[Start Supplied material]

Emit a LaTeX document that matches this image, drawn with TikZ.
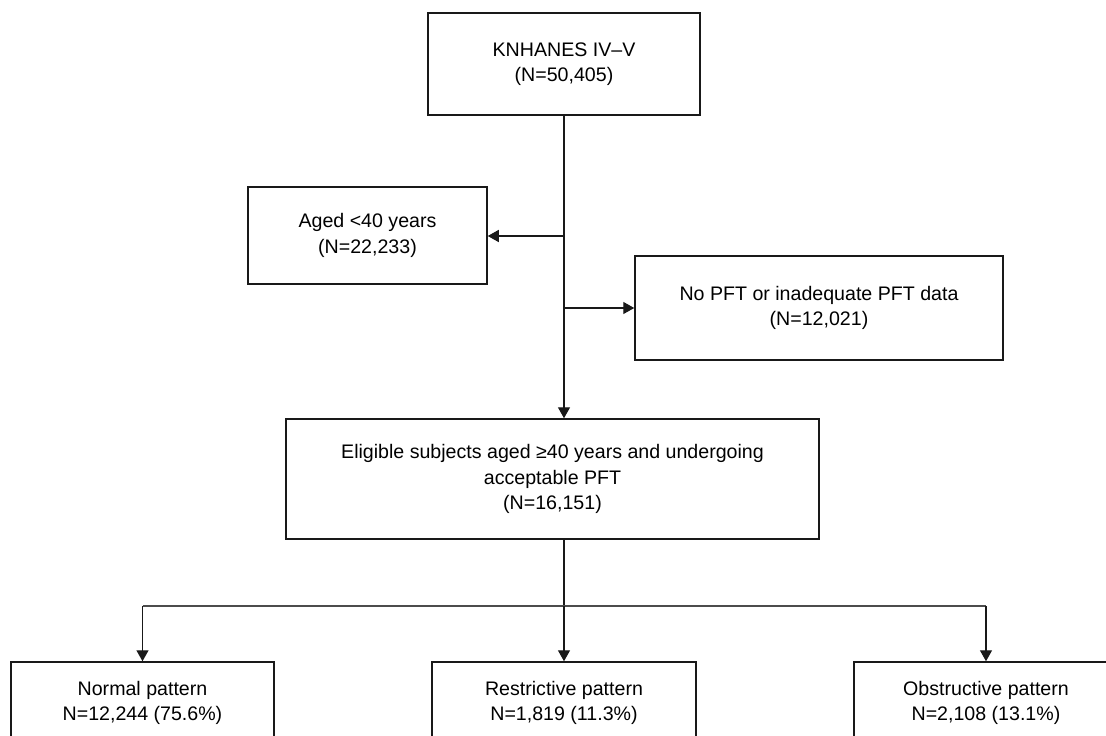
\documentclass[tikz,border=0pt]{standalone}
\usepackage{fontspec}
\setmainfont{Liberation Sans}
\usetikzlibrary{arrows.meta}
\begin{document}
\begin{tikzpicture}[x=1pt,y=-1pt,
  box/.style={draw=black!90, line width=1.5pt, align=center, inner sep=0pt,
    font=\fontsize{19.6}{25.5}\selectfont},
  conn/.style={line width=1.4pt, draw=black!90},
  arr/.style={conn, -{Triangle[length=11pt,width=12pt]}},
  branch/.style={line width=2.4pt, draw=black!70}
]
\useasboundingbox (0,0) rectangle (1106,736);
\begin{scope}
\clip (0,0) rectangle (1106,736);
\node[box, minimum width=272pt, minimum height=102pt] (top) at (564,64) {KNHANES IV–V\\(N=50,405)};
\node[box, minimum width=239pt, minimum height=97pt] (aged) at (367.5,235.5) {Aged <40 years\\(N=22,233)};
\node[box, minimum width=368pt, minimum height=104pt] (nopft) at (819,308) {No PFT or inadequate PFT data\\(N=12,021)};
\node[box, minimum width=533pt, minimum height=120pt] (elig) at (552.5,479) {Eligible subjects aged ≥40 years and undergoing\\acceptable PFT\\(N=16,151)};
\node[box, minimum width=263pt, minimum height=82pt] (normal) at (142.5,703) {Normal pattern\\N=12,244 (75.6\%)};
\node[box, minimum width=264pt, minimum height=82pt] (restr) at (564,703) {Restrictive pattern\\N=1,819 (11.3\%)};
\node[box, minimum width=264pt, minimum height=82pt] (obstr) at (986,703) {Obstructive pattern\\N=2,108 (13.1\%)};

\coordinate (c1) at (564,236);
\coordinate (c2) at (564,308);
\coordinate (br) at (564,606);

\draw[arr] (top.south) -- (top.south |- elig.north);
\draw[arr] (c1) -- (aged.east |- c1);
\draw[arr] (c2) -- (nopft.west |- c2);
\draw[conn] (top.south |- elig.south) -- (br);
\draw[branch] (normal.north |- br) -- (obstr.north |- br);
\draw[arr] (br) -- (restr.north);
\draw[arr] (normal.north |- br) -- (normal.north);
\draw[arr] (obstr.north |- br) -- (obstr.north);
\end{scope}
\end{tikzpicture}
\end{document}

[End Supplied material]

What is required
Please write out all the data again word for word, but not the pictures.

Finished exercise
Emit a LaTeX document that matches this image, drawn with TikZ.
\documentclass[tikz,border=0pt]{standalone}
\usepackage{fontspec}
\setmainfont{Liberation Sans}
\usetikzlibrary{arrows.meta}
\begin{document}
\begin{tikzpicture}[x=1pt,y=-1pt,
  box/.style={draw=black!90, line width=1.5pt, align=center, inner sep=0pt,
    font=\fontsize{19.6}{25.5}\selectfont},
  conn/.style={line width=1.4pt, draw=black!90},
  arr/.style={conn, -{Triangle[length=11pt,width=12pt]}},
  branch/.style={line width=2.4pt, draw=black!70}
]
\useasboundingbox (0,0) rectangle (1106,736);
\begin{scope}
\clip (0,0) rectangle (1106,736);
\node[box, minimum width=272pt, minimum height=102pt] (top) at (564,64) {KNHANES IV–V\\(N=50,405)};
\node[box, minimum width=239pt, minimum height=97pt] (aged) at (367.5,235.5) {Aged <40 years\\(N=22,233)};
\node[box, minimum width=368pt, minimum height=104pt] (nopft) at (819,308) {No PFT or inadequate PFT data\\(N=12,021)};
\node[box, minimum width=533pt, minimum height=120pt] (elig) at (552.5,479) {Eligible subjects aged ≥40 years and undergoing\\acceptable PFT\\(N=16,151)};
\node[box, minimum width=263pt, minimum height=82pt] (normal) at (142.5,703) {Normal pattern\\N=12,244 (75.6\%)};
\node[box, minimum width=264pt, minimum height=82pt] (restr) at (564,703) {Restrictive pattern\\N=1,819 (11.3\%)};
\node[box, minimum width=264pt, minimum height=82pt] (obstr) at (986,703) {Obstructive pattern\\N=2,108 (13.1\%)};

\coordinate (c1) at (564,236);
\coordinate (c2) at (564,308);
\coordinate (br) at (564,606);

\draw[arr] (top.south) -- (top.south |- elig.north);
\draw[arr] (c1) -- (aged.east |- c1);
\draw[arr] (c2) -- (nopft.west |- c2);
\draw[conn] (top.south |- elig.south) -- (br);
\draw[branch] (normal.north |- br) -- (obstr.north |- br);
\draw[arr] (br) -- (restr.north);
\draw[arr] (normal.north |- br) -- (normal.north);
\draw[arr] (obstr.north |- br) -- (obstr.north);
\end{scope}
\end{tikzpicture}
\end{document}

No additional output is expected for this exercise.